» Dataset content

──────────────────────────────

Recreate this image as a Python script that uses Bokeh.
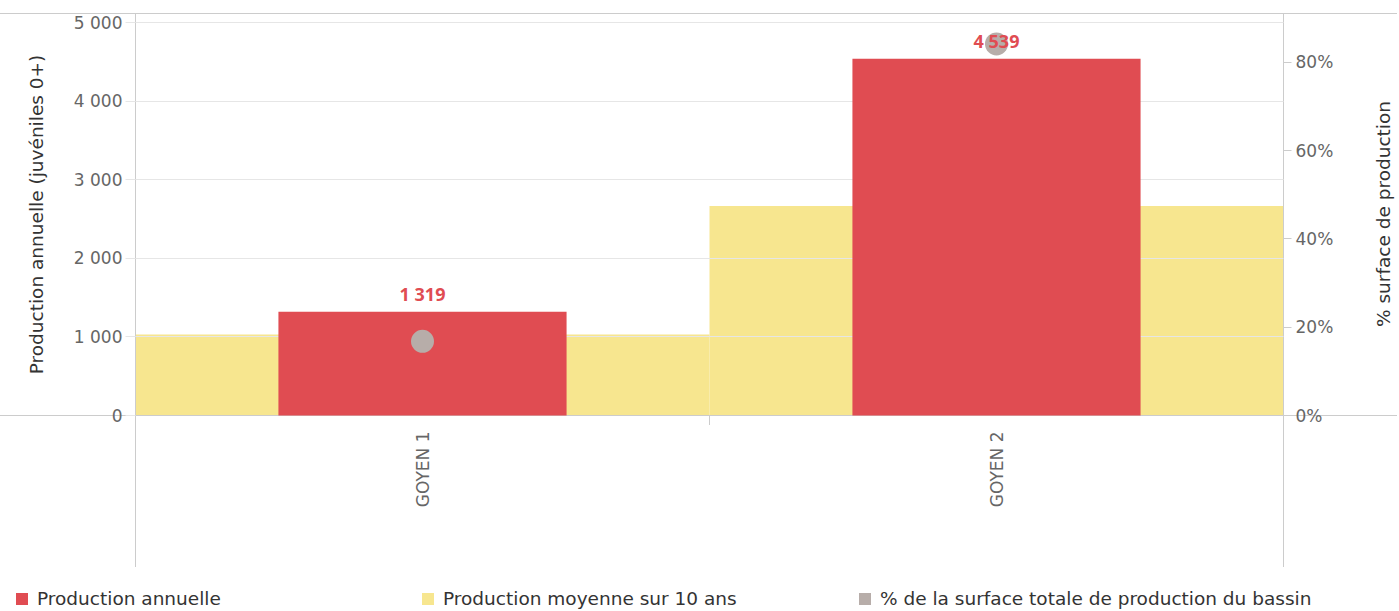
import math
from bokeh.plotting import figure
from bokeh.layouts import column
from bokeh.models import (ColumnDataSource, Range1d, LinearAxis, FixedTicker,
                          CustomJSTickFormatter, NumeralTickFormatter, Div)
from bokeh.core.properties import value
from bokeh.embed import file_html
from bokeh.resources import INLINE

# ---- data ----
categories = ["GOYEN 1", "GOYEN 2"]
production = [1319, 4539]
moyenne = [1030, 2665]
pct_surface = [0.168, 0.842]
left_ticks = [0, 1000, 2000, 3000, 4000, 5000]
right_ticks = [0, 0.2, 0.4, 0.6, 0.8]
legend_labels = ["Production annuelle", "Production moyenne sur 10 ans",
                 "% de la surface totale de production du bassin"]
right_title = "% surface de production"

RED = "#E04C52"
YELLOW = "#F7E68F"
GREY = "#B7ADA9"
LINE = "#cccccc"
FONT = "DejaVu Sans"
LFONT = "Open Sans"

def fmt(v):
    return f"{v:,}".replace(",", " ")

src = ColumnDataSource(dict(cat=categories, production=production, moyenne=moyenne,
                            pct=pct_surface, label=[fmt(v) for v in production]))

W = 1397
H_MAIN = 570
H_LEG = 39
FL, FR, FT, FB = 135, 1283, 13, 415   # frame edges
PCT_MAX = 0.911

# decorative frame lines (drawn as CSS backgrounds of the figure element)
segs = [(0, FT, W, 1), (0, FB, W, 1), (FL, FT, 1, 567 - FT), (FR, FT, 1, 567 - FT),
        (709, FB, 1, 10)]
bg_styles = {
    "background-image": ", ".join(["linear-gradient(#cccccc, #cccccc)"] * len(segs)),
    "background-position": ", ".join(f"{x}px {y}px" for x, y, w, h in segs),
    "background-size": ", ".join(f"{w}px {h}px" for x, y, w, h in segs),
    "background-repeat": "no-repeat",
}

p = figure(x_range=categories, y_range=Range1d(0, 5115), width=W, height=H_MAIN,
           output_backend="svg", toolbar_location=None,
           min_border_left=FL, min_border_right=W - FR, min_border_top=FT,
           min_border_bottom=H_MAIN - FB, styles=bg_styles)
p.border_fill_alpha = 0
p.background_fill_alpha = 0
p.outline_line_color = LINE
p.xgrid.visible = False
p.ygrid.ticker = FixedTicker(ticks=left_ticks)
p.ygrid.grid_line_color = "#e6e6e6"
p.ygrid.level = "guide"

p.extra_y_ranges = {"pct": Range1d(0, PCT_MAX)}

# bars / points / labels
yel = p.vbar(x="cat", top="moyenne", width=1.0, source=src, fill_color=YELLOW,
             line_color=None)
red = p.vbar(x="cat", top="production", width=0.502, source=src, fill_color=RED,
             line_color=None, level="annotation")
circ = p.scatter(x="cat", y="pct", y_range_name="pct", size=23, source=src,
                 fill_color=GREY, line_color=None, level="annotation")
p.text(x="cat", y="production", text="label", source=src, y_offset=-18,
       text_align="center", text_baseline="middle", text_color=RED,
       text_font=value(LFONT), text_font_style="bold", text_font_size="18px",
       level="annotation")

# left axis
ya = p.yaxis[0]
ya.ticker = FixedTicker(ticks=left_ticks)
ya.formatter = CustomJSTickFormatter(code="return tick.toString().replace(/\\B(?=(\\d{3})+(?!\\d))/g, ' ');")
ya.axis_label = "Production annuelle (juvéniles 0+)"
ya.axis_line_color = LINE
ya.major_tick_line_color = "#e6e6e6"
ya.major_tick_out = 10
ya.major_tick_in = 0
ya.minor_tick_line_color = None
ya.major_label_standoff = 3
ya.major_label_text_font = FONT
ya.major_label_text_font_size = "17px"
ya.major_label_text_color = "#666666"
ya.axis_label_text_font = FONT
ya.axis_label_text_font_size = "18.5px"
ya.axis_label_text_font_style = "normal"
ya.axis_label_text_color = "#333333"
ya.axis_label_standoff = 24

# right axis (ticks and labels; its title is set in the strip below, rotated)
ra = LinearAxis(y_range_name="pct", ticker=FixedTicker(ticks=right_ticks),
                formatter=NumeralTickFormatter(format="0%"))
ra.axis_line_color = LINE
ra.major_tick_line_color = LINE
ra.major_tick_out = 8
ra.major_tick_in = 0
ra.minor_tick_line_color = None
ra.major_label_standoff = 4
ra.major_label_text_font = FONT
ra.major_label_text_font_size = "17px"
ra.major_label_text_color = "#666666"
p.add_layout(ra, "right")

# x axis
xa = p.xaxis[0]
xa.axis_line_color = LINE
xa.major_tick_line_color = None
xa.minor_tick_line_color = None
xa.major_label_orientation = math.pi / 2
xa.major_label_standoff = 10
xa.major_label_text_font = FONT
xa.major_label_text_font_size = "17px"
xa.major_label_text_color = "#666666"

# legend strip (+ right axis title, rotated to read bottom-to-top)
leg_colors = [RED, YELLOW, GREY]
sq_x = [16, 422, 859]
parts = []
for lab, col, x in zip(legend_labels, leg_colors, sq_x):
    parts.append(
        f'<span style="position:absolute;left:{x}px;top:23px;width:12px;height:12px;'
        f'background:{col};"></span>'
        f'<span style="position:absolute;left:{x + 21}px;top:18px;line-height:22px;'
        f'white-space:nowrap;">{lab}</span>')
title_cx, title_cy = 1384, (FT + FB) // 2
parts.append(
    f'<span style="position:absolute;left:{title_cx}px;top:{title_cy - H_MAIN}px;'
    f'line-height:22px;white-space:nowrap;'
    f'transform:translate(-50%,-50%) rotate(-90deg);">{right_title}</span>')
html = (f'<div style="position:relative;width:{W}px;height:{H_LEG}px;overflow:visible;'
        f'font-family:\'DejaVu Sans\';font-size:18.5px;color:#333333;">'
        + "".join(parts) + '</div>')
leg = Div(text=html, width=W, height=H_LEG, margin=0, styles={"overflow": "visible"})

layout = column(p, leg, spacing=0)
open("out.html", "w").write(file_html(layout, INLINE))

──────────────────────────────

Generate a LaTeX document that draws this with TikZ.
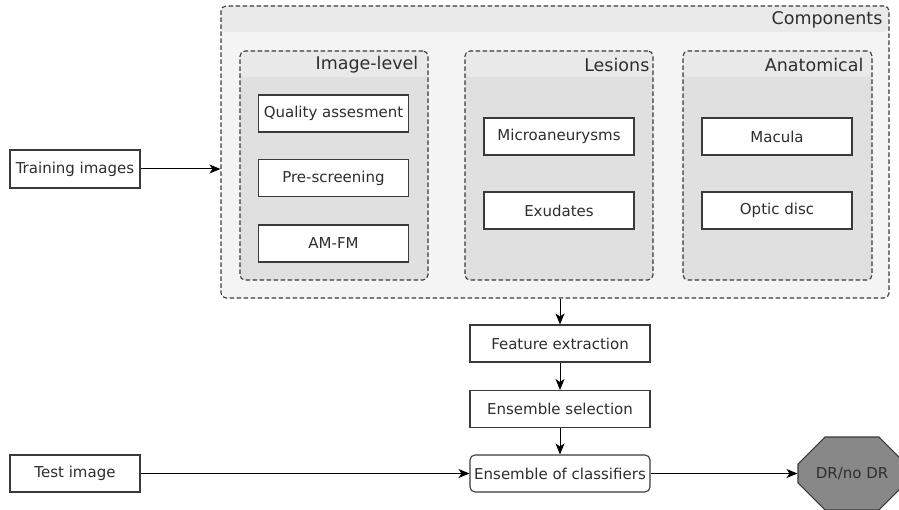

──────────────────────────────

» Aim of the task
Transcribe only the lines from the line holding "Recreate this image" through the line holding "from bokeh.resources import INLINE", inclusive, without any of the pictures.

» Solution for this task
Recreate this image as a Python script that uses Bokeh.
import math
from bokeh.plotting import figure
from bokeh.layouts import column
from bokeh.models import (ColumnDataSource, Range1d, LinearAxis, FixedTicker,
                          CustomJSTickFormatter, NumeralTickFormatter, Div)
from bokeh.core.properties import value
from bokeh.embed import file_html
from bokeh.resources import INLINE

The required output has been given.